There was even an announcement about a pending release of "Johnny Guitar," but so far it hasn't happened. What HAS happened - and this appears to be official - is at long last a DVD (and Blu-ray!) version of John Huston's 1950 classic, "The African Queen." Which means you no longer have to go back and forth about whether or not to snag that weird Chinese import version from the Amazon marketplace. My heart began a-fluttering a month or so ago, when I got a long-awaited e-mail from Amazon telling me that the film had been finally announced for release. Then it disappeared again. And now it finally has a street date, and will be arriving in stores, in my mailbox and hopefully in yours on February 23, according to Blu-ray.com. And since it took so long to finally get this fucking movie out, it'll be on Blu-ray, too! (The same thing happened with "Kiss of the Spider Woman" last year.)

This comes on the heels of the disastrous DVD of another Huston classic, his final film, "The Dead." It was finally released a few months back, 22 years after its release, but with 10 minutes - or about 11 percent of the film - just gone.
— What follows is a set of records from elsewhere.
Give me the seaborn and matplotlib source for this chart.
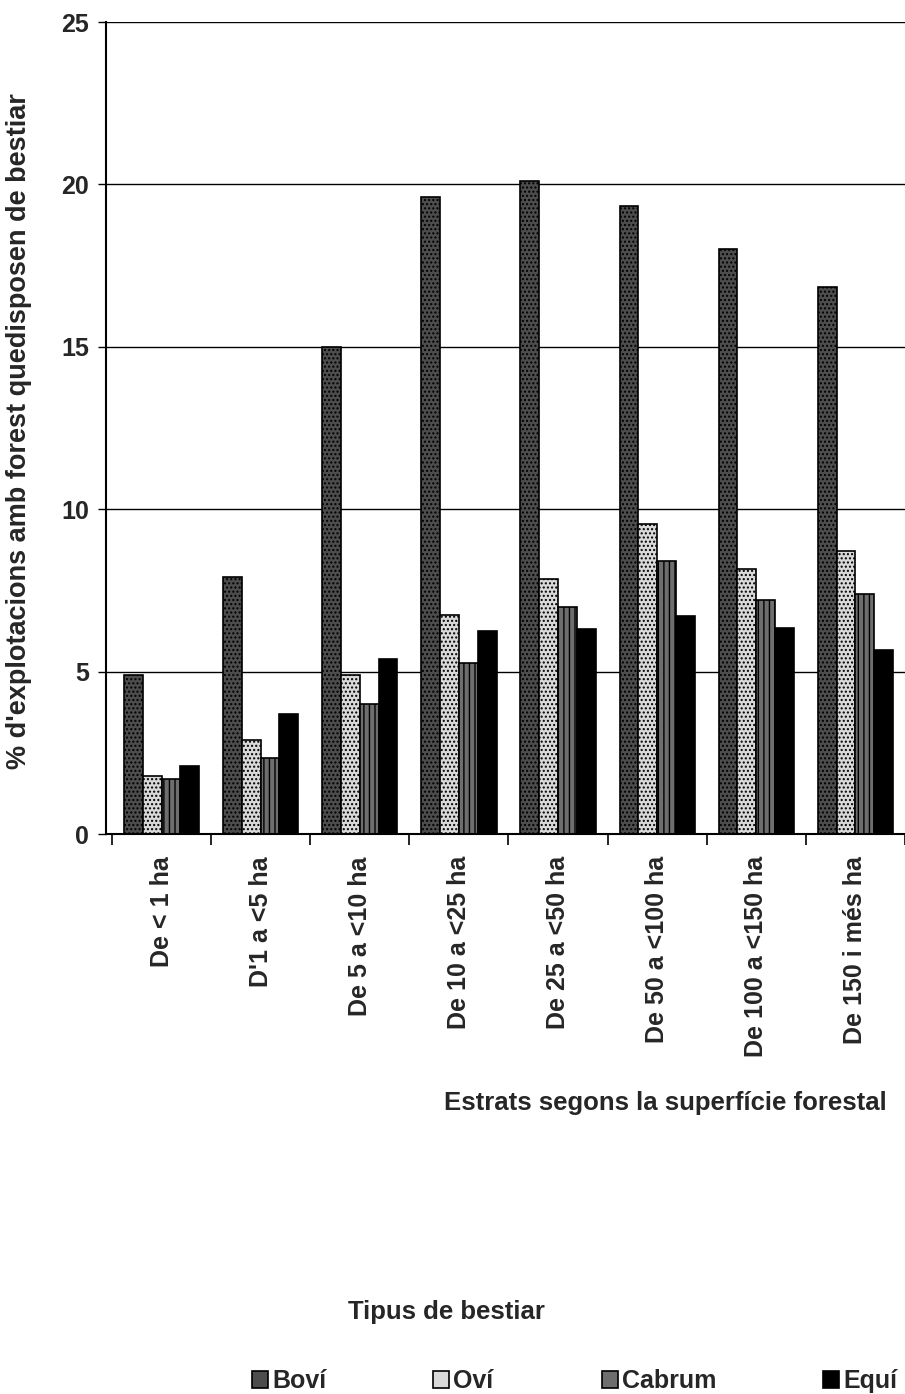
import numpy as np
import pandas as pd
import matplotlib
matplotlib.use("Agg")
import matplotlib.pyplot as plt
import seaborn as sns

# categories and values
estrats = ["De < 1 ha", "D'1 a <5 ha", "De 5 a <10 ha", "De 10 a <25 ha",
           "De 25 a <50 ha", "De 50 a <100 ha", "De 100 a <150 ha", "De 150 i més ha"]
tipus = ["Boví", "Oví", "Cabrum", "Equí"]
bovi = [4.9, 7.9, 15.0, 19.6, 20.1, 19.35, 18.0, 16.85]
ovi = [1.8, 2.9, 4.9, 6.75, 7.85, 9.55, 8.15, 8.7]
cabrum = [1.7, 2.35, 4.0, 5.25, 7.0, 8.4, 7.2, 7.4]
equi = [2.1, 3.7, 5.4, 6.25, 6.3, 6.7, 6.35, 5.65]

df = pd.DataFrame({
    "estrat": estrats * 4,
    "tipus": np.repeat(tipus, len(estrats)),
    "pct": bovi + ovi + cabrum + equi,
})

sns.set_style("white")
plt.rcParams['font.family'] = ['Liberation Sans', 'DejaVu Sans']
plt.rcParams['hatch.color'] = 'white'

fig = plt.figure(figsize=(9.05, 13.94), dpi=100)
ax = fig.add_axes([106 / 905, 1 - 834 / 1394, 799 / 905, (834 - 22) / 1394])

faces = {"Boví": "#4d4d4d", "Oví": "#d9d9d9", "Cabrum": "#6e6e6e", "Equí": "#000000"}
sns.barplot(data=df, x="estrat", y="pct", hue="tipus", palette=faces,
            width=0.76, ax=ax, edgecolor="black", linewidth=1.2, saturation=1)

# fill patterns roughly like the scanned original
hatches = ["....", "....", "|||", ""]
for cont, h in zip(ax.containers, hatches):
    for bar in cont:
        bar.set_hatch(h)
        bar.set_edgecolor("black")

ax.set_xlim(-0.56, 7.43)
ax.set_ylim(0, 25)
ax.set_yticks([0, 5, 10, 15, 20, 25])
ax.yaxis.grid(True, color="black", linewidth=1)
ax.set_axisbelow(True)
for s in ["top", "right"]:
    ax.spines[s].set_visible(False)
for s in ["left", "bottom"]:
    ax.spines[s].set_color("black")
    ax.spines[s].set_linewidth(1.5)

ax.set_xticks(range(len(estrats)))
ax.set_xticklabels(estrats, rotation=90, fontsize=18, fontweight="bold")
ax.set_xticks(np.arange(-0.5, 8, 1), minor=True)
ax.tick_params(axis="x", which="major", length=0, pad=16)
ax.tick_params(axis="x", which="minor", length=8, width=1.2, color="black", direction="out", bottom=True)
ax.tick_params(axis="y", length=6, width=1, color="black", direction="out", left=True,
               labelsize=18, pad=6)
for t in ax.get_yticklabels():
    t.set_fontweight("bold")

ax.set_xlabel("")
ax.set_ylabel("% d'explotacions amb forest quedisposen de bestiar", fontsize=19.5,
              fontweight="bold")
ax.yaxis.set_label_coords(-0.093, 0.496)
fig.text(887 / 905, 1 - 1103 / 1394, "Estrats segons la superfície forestal",
         ha="right", va="center", fontsize=18.5, fontweight="bold")

handles, labels = ax.get_legend_handles_labels()
ax.legend_.remove()
fig.text(446 / 905, 1 - 1312 / 1394, "Tipus de bestiar", ha="center", va="center",
         fontsize=18.5, fontweight="bold")

# one legend entry per spot, as in the original layout
starts = [252, 433, 602, 823]
for h, lab, x0 in zip(handles, labels, starts):
    lg = fig.legend([h], [lab], loc="center left", bbox_to_anchor=(x0 / 905, 1 - 1381 / 1394),
                    frameon=False, fontsize=18, handlelength=0.65, handleheight=0.65,
                    handletextpad=0.15, borderpad=0, borderaxespad=0)
    for t in lg.get_texts():
        t.set_fontweight("bold")

fig.savefig("out.png", dpi=100)
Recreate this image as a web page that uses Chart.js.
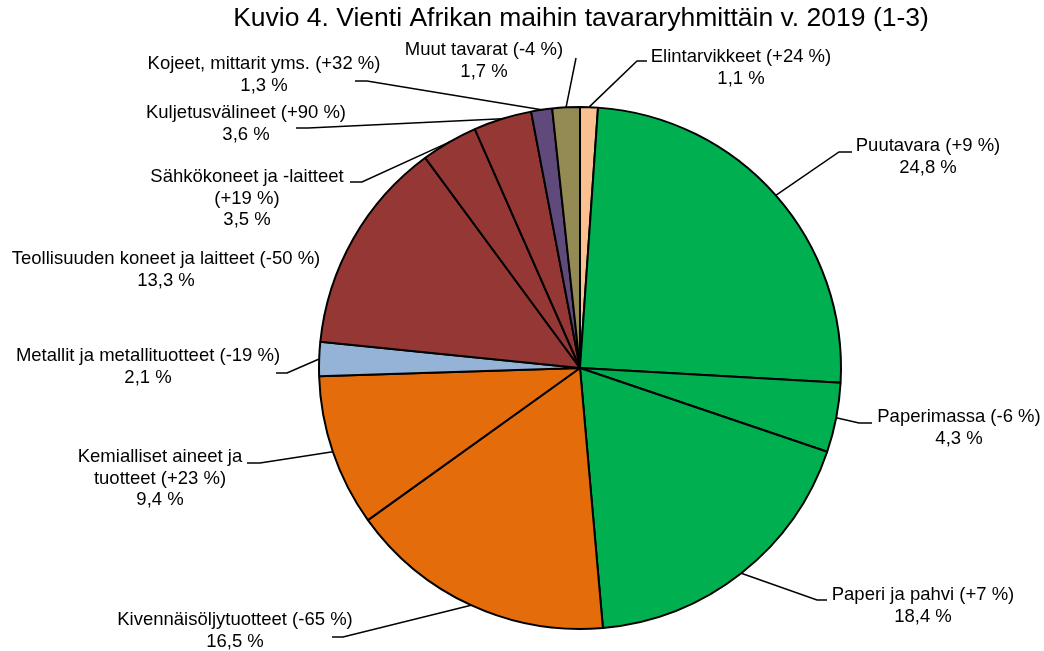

According to this DVD review, Lionsgate issued an apology and re-released a corrected version on November 23. So all appears to be in order.

The only thing more exciting would be a wandering archaeologist-cum-good samaritan traversing some exotic locale and unearthing both the original cut of "The Magnificent Ambersons" and the full 8-hour version of "Greed."

(Hey, a guy can dream, right?)

I'll also still be holding out hope for "Celine and Julie Go Boating," John Sayles' "City of Hope" and Soderbergh's two post-"sex, lies and videotape" films that have all but disappeared, "Kafka" and "King of the Hill" (NOT an animated television program about rednecks, fyi) - because DVD releases of those four will finally give me a chance to see them.

Only then will The Mathews Effect be (nearly) complete.

Then again, I've only mentioned movies in this post - don't even get me started on one of the greatest television shows of all-time, "The Wonder Years," still not being fucking available on fucking DVD because of fucking music rights. I promise, Fox Home Video, if I had a couple million to help you cover all the costs, I'd give it to you. Do you take a check?